As artesãs apresentaram no palco seus trajes nacionais, notavelmente quentes e coloridos. As peças são costuradas à mão com peles de rena e decoradas com imagens locais.

Enquanto isso, pratos do Iamal eram preparados em fogo aberto nas proximidades: ukhá (sopa de peixe), stroganina (fatias congeladas de peixe ou carne), schuka (lúcio do norte) e a marca recorde de 202 litros de churpa (sopa de carne de rena).

Os visitantes do festival podem entrar em uma ‘tchum’ e conhecer pessoalmente os membros da família. Mariam, proprietária de uma dessas habitações nômades que visitamos, disse-nos que, na península de Iamal, as mulheres recebem o chamado “capital de tchum” ao darem à luz seu terceiro filho: um “kit de montagem” de tchum com fogão, pilares, tábuas para o chão, peles de rena, pano para tenda e um trenó para transportar todos os itens.
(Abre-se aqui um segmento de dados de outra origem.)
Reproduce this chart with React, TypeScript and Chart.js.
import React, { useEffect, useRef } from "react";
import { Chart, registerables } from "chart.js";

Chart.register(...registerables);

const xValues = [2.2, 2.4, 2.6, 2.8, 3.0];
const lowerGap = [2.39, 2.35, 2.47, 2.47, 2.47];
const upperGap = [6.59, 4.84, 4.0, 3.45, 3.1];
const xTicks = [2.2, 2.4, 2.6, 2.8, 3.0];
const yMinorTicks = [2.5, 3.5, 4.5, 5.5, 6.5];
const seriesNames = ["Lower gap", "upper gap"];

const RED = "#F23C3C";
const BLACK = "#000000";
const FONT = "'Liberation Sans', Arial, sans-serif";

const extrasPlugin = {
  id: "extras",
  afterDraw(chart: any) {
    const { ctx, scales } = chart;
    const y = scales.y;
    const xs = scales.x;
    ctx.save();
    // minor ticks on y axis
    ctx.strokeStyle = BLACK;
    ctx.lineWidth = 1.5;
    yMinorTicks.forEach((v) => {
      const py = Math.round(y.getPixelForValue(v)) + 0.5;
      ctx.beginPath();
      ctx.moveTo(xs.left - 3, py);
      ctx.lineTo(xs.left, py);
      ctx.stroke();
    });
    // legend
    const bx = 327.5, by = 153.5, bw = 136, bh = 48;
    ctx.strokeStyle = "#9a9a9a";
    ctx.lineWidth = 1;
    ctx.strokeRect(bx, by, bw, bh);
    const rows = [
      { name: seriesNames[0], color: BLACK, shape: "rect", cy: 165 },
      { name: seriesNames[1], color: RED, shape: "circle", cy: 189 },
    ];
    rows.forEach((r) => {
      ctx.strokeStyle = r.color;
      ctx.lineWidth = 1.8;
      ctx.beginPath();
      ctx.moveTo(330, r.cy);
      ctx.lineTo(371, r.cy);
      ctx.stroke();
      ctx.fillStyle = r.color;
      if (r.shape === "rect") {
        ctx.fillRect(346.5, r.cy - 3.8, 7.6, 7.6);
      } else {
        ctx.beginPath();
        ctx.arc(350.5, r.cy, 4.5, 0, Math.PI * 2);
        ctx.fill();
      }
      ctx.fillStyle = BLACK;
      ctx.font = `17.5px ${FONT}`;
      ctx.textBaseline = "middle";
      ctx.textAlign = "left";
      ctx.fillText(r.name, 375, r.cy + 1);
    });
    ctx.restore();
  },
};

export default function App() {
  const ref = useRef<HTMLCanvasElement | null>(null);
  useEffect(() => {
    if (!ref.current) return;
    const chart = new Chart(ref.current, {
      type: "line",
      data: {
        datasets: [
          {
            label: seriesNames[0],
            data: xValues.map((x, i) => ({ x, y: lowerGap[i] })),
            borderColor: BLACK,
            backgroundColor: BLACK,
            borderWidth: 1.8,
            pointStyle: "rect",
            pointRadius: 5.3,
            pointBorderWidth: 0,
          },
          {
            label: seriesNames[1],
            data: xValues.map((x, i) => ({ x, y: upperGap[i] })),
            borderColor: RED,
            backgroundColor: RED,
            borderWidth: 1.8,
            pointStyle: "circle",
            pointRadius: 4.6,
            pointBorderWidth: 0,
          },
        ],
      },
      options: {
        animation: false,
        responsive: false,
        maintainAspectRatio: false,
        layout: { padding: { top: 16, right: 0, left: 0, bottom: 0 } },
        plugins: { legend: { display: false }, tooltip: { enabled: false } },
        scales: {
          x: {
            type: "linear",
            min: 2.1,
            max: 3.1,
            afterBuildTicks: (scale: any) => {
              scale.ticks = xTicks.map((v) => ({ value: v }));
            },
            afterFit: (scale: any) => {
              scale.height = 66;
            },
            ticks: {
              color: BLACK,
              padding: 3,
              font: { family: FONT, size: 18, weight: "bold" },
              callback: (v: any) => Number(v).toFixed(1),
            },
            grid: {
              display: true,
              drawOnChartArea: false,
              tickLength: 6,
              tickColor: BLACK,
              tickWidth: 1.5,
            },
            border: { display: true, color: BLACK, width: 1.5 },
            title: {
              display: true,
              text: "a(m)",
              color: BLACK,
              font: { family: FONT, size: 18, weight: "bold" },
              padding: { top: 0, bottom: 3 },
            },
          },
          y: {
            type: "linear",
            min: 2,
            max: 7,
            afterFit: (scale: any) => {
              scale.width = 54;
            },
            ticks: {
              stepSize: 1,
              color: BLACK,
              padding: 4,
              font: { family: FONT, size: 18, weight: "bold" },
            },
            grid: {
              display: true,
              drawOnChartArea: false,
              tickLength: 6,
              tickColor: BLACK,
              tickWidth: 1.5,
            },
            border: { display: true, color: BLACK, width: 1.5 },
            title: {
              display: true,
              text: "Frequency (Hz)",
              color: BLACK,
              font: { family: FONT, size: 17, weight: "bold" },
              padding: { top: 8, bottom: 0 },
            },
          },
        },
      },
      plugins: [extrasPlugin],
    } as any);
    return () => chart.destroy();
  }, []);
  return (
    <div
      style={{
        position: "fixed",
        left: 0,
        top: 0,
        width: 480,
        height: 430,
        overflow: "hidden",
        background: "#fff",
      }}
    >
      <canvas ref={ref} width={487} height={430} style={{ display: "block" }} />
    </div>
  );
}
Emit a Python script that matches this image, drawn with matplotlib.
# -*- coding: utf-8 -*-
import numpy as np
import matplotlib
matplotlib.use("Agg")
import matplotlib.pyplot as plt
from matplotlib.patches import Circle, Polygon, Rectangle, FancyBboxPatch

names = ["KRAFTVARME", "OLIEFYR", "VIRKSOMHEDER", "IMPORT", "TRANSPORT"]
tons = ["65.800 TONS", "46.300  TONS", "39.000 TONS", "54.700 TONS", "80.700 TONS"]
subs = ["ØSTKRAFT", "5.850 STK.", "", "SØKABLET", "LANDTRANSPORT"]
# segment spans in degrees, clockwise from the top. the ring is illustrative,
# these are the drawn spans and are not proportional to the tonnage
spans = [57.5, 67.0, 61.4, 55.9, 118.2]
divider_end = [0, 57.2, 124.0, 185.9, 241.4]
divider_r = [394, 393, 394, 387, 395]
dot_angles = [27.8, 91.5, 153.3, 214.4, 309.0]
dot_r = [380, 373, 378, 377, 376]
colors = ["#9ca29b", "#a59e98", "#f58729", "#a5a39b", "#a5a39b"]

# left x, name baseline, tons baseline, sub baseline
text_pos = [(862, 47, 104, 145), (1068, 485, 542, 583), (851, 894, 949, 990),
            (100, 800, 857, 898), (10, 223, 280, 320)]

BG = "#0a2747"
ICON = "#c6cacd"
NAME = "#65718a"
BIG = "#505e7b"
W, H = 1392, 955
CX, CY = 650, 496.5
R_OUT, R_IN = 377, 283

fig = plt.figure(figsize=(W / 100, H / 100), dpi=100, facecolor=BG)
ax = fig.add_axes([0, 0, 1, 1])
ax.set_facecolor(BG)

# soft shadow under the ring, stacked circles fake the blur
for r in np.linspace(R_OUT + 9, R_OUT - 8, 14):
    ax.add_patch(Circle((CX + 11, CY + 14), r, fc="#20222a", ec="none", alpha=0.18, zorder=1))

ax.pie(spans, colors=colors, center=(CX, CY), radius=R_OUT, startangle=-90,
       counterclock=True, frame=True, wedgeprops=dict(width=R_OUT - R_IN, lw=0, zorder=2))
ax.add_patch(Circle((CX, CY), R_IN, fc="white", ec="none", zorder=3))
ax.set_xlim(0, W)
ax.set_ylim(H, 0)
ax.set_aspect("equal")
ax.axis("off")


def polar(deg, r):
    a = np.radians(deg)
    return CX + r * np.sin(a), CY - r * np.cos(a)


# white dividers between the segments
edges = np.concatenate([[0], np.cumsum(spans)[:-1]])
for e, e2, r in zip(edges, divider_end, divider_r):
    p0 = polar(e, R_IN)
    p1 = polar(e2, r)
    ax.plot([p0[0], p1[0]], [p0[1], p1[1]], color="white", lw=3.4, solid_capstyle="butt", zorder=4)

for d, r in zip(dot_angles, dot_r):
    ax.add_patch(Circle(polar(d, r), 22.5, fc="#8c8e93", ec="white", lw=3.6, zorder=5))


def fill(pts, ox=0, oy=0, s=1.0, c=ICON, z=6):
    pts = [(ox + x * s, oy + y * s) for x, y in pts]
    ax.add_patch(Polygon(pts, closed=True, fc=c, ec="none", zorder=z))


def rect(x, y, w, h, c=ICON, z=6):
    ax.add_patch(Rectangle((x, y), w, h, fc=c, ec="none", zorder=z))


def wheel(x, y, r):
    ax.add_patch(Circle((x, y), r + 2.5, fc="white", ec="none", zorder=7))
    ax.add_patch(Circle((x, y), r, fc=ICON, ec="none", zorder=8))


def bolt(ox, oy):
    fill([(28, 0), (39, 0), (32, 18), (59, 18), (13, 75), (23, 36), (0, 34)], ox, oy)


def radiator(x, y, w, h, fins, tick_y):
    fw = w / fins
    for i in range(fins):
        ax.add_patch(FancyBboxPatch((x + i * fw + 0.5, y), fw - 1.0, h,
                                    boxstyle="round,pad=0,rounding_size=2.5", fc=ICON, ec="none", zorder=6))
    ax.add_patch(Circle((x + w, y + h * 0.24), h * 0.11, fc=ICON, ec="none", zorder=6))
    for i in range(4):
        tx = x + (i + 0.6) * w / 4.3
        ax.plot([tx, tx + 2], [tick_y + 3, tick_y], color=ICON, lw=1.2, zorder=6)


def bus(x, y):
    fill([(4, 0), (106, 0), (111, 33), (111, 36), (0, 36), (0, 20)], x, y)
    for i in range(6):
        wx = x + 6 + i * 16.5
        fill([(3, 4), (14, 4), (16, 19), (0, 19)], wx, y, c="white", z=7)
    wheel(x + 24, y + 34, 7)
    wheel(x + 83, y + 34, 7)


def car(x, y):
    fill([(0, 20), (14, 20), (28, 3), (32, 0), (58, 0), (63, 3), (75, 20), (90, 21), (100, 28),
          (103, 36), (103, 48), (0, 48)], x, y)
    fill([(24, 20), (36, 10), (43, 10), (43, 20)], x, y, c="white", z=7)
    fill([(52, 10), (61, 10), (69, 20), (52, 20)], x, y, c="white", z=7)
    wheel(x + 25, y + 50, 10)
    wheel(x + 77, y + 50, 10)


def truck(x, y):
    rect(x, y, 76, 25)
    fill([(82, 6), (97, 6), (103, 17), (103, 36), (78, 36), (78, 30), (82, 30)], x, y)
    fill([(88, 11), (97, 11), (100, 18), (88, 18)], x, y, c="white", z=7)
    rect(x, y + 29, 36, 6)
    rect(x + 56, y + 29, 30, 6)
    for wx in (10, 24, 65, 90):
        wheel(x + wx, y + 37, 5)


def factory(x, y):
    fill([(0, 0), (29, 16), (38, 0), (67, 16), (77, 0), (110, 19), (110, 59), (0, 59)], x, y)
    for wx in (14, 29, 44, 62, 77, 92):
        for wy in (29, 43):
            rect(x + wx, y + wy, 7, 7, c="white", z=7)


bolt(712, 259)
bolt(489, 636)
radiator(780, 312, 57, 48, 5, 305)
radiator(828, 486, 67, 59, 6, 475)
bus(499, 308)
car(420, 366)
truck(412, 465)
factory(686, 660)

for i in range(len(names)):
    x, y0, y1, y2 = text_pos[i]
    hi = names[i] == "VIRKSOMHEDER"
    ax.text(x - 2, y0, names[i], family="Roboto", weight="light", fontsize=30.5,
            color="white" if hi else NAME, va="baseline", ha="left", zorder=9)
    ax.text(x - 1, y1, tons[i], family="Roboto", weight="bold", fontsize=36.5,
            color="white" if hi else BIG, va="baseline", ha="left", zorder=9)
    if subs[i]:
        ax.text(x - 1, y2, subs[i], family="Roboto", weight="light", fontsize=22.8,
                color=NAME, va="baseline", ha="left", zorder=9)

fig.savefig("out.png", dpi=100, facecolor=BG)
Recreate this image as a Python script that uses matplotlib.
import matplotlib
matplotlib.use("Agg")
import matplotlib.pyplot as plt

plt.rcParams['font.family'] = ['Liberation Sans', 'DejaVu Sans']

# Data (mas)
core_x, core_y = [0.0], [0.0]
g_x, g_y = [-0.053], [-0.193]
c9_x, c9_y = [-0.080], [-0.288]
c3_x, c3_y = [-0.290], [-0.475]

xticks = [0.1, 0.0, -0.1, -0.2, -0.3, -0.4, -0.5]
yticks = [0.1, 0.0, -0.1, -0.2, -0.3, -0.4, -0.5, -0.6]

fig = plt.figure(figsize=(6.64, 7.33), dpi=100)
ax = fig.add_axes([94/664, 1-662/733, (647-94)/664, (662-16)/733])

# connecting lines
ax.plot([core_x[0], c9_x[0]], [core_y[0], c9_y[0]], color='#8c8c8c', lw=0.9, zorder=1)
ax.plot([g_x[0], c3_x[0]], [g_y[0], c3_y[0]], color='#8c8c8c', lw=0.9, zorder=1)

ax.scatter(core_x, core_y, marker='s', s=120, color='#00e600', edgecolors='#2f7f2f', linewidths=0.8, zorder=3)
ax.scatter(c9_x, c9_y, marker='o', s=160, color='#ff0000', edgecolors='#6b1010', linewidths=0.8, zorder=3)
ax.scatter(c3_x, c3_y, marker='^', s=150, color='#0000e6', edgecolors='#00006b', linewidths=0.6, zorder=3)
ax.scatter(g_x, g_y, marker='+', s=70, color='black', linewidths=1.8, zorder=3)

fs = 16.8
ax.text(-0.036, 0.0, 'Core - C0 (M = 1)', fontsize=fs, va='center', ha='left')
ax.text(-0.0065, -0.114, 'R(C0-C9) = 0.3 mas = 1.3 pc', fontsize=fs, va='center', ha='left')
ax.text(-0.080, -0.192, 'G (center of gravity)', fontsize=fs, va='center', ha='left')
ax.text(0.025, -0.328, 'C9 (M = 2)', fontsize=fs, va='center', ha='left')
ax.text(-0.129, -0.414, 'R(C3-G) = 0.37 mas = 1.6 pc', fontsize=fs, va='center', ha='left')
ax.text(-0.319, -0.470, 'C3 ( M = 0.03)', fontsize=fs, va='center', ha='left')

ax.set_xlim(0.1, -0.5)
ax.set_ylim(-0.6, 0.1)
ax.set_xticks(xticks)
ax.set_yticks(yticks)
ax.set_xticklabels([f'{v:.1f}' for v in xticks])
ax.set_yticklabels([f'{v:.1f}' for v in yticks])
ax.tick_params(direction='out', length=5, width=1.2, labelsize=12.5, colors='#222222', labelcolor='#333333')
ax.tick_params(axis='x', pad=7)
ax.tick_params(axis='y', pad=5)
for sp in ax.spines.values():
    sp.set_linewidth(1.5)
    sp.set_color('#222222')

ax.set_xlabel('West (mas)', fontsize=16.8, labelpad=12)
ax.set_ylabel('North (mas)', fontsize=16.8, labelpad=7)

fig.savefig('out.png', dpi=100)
O que os criadores de renas comemoram neste dia?

Para os moradores do Extremo Norte, onde é inverno grande parte do ano, as renas não são apenas uma homenagem às suas tradições, mas continuam a ser uma fonte de vida. As renas fornecem comida, material para a construção de moradias e para confecção de roupas e transporte (lembrando que não há ferrovias nem postos de gasolina na tundra).

A Região Autônoma da Iamália-Nenétsia é a principal de “renas” da Rússia. Ali existem mais renas do que pessoas: 760 mil animais contra 510 mil habitantes humanos. A Rússia tem mais de 1,6 milhão de renas no norte, o que representa 60% de todas as renas do mundo.

As renas migram constantemente em busca de alimentos e aqueles que as pastoreiam precisam mudar constantemente de local para acompanhá-las. 

Cerca de 10.000 pessoas levam vidas nômades na Península de Iamal – são, em geral, os grupos étnicos dos nenets, khanti, selkup e komi.